The world may have stopped in 2020 but, true to form, Gerry Beckley kept on going.
Like everyone else, Gerry Beckley has had a very strange year. For over 12 months been isolated from America, the nation he usually calls home, and also from America, the band he’s fronted since 1970.
Beckley’s wife is Australian and he’s previously split his time between Sydney and the US: “The reality is that I’ve never been anywhere in my near memory for a year straight. But you know what? I’m not really missing it,” he chuckles. “It was kinda like a forced holiday. The truth is I did 200 days of travel a year for 50 straight years, and I mean, I miss the shows, but 90 per cent of touring is sitting around and waiting and flying and all, and that I don’t miss at all.”
COVID-19 didn’t just change Beckley’s touring schedule and mailing address. It also robbed him of a friend and collaborator in the late Adam Schlesinger, best known for his work in Fountains of Wayne, who died in April 2020 aged 52.
“We lost Adam there right at the start [of the pandemic] and boy, it’s not until it hits home that you really feel the gravity of it,” he says with real emotion. “I spoke to him a few weeks before when I was in New York and we had a really good chat, and then a few weeks later he told a mutual friend ‘I think I got that damn virus’. And then he was gone in ten days.”

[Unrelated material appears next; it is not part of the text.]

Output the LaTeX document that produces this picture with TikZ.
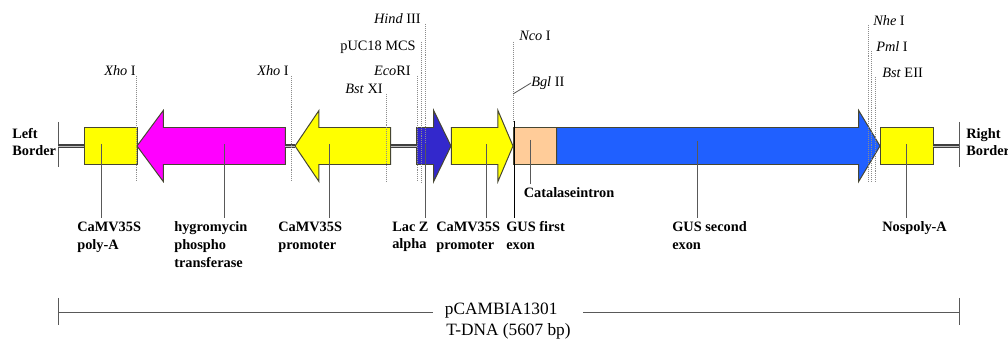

Schlesinger and his regular studio collaborator, Smashing Pumpkins guitarist James Iha, produced America’s acclaimed 2007 album Here & Now, in recognition that there was a throughline of classic US rock from their own bands back to the harmony-rich America classics like ‘A Horse With No Name’, ‘You Can Do Magic’ and Beckey’s signature song, ‘Sister Golden Hair’.
And, as it turned out, they weren’t alone in being America fans. “All these other musicians like Ben Kweller and Ryan Adams and My Morning Jacket got in touch to collaborate, and I don’t know if they’d have made the effort if James and Adam weren’t involved. We’ve done a million records, but that one is one of my favourites.”
It’s a testament to how beloved the band actually, despite having never exactly having been… well, cool. While other platinum-selling 70s bands dissolved in legal battles, substance abuse and bitter relationship dramas, America just quietly kept on going.
Beckley and his musical partner, Dewey Bunnell, have never stopped recording and touring with America, racking up hits and filling arenas. In fact, the band’s biggest controversy was when the band’s co-founder, bassist Dan Peek quit the band in 1977 to focus on Christian rock. As stories of rock’n’roll excess go, it’s not exactly Mötley Crüe’s The Dirt.
“Well, true,” Beckley replies. “I know what you’re getting at, but it’s virtually impossible to have hit records – and for those of us who’ve had them in our career it’s almost as impossible to get cred. And honestly, I would take what we accomplished versus the other.”
Beckley’s also carried out a parallel solo career, showcased on the new compilation Keeping The Light On: The Best Of Gerry Beckley.
Watch the official lyric video for ‘Life Lessons’ by Gerry Beckley
“Well, I got a lot of songs,” he chuckles. “I’m a pretty prolific guy. And I’d like think that as scattershot as [the songs on the album] might appear, with acoustic songs and rock songs and soundtrack-sorta stuff, the common denominator is me. It’s my voice and my chords, and that’s enough of a rudder to steer the whole thing.”
When it comes to selecting what’s an America song and what’s a solo number, “The ears I trust the most, of course, are Dewey’s. So when we do an album I’ll dump a huge pile of songs on him and go ‘OK, have at it!’,” he laughs.
“And obviously I have opinions on what makes an America song, like ‘I think this one is perfect for two part harmony’ or something. But I really think that America’s strength is to avoid at all costs ‘here’s a Gerry song, here’s a Dewey song, back and forth’. When we can blur those lines I think we make the best album we can deliver.”
Mind you, for a deeply prolific dude Beckley also knows when to reign it in.
“I got a notification on Spotify recently. You know: ‘one of your favourite artists has a new release’, and so I click on the new Sufjan Stevens. And if you haven’t looked at him in four months you’d be amazed, you go on there and there’s suddenly twelve new albums,” he laughs. “Seriously, there is a guy that oughta take a holiday.”